MILWAUKEE (AP) - A 13-year-old Racine boy was charged this week with stabbing and injuring an 11-year-old girl, becoming the third Wisconsin juvenile in four months to be charged as an adult in a stabbing.

The victim told investigators that the boy accused her of “messing” with his girlfriend and then stabbed her several times with a pocket knife Monday, according to a criminal complaint. She needed stitches to close wounds to her upper left arm, left forearm and upper left chest.

The boy was charged Thursday with attempted first-degree intentional homicide. The charge carries a maximum prison sentence of 40 years. A judge set a cash bond of $50,000 and set a preliminary hearing for Wednesday.

The teen was charged in adult court because Wisconsin law requires that anyone over the age of 10 be charged as an adult if accused of certain serious crimes. Young offenders can try to have their cases moved to juvenile court, where the penalties are less severe and the treatment options are more age-specific, by asking a judge to grant what’s called a reverse waiver.

The Racine teen’s public defender, Jamie McClendon, did not immediately return a message Friday asking whether she planned to seek a reverse waiver.

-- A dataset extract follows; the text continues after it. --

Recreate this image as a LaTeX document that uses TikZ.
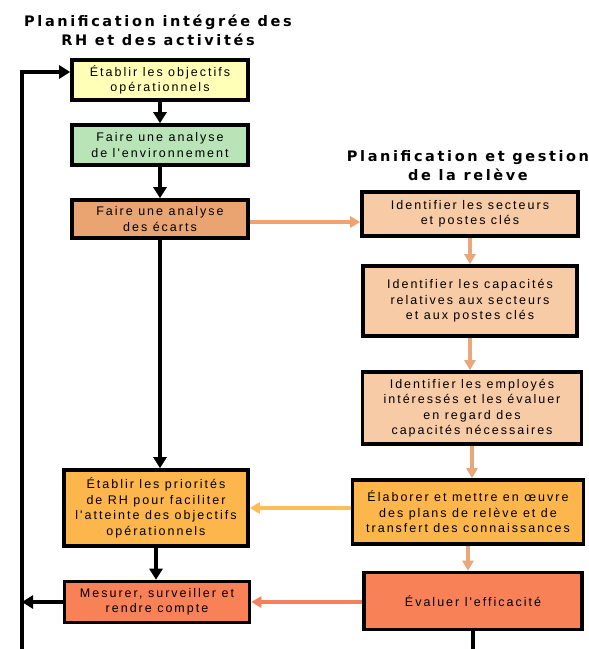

The Associated Press isn’t naming the boy as long as there’s a chance his case will be moved to juvenile court.

The boy told investigators he didn’t know the girl or the friends who were with her, according to the criminal complaint. But the wounded girl told police she believed the stabbing was related to bullying she experienced at school last year.

Two witnesses, a boy walking with the suspect and a girl who was with the victim, each said the teen boy was arguing with the victim and the two agreed to fight, the complaint said. They said the boy stabbed her three times and fled.

The altercation came less than four months after two 12-year-old girls stabbed and nearly killed a classmate in Waukesha, according to police. The girls told investigators they were hoping to curry favor with a fictional horror character named Slender Man, according to the criminal complaint charging them with being party to attempted first-degree intentional homicide.

The two defense attorneys in their cases have said they plan to seek reverse waivers for the girls. But their cases haven’t yet progressed to that point, as the judge is still weighing issues related to the girls’ mental competence.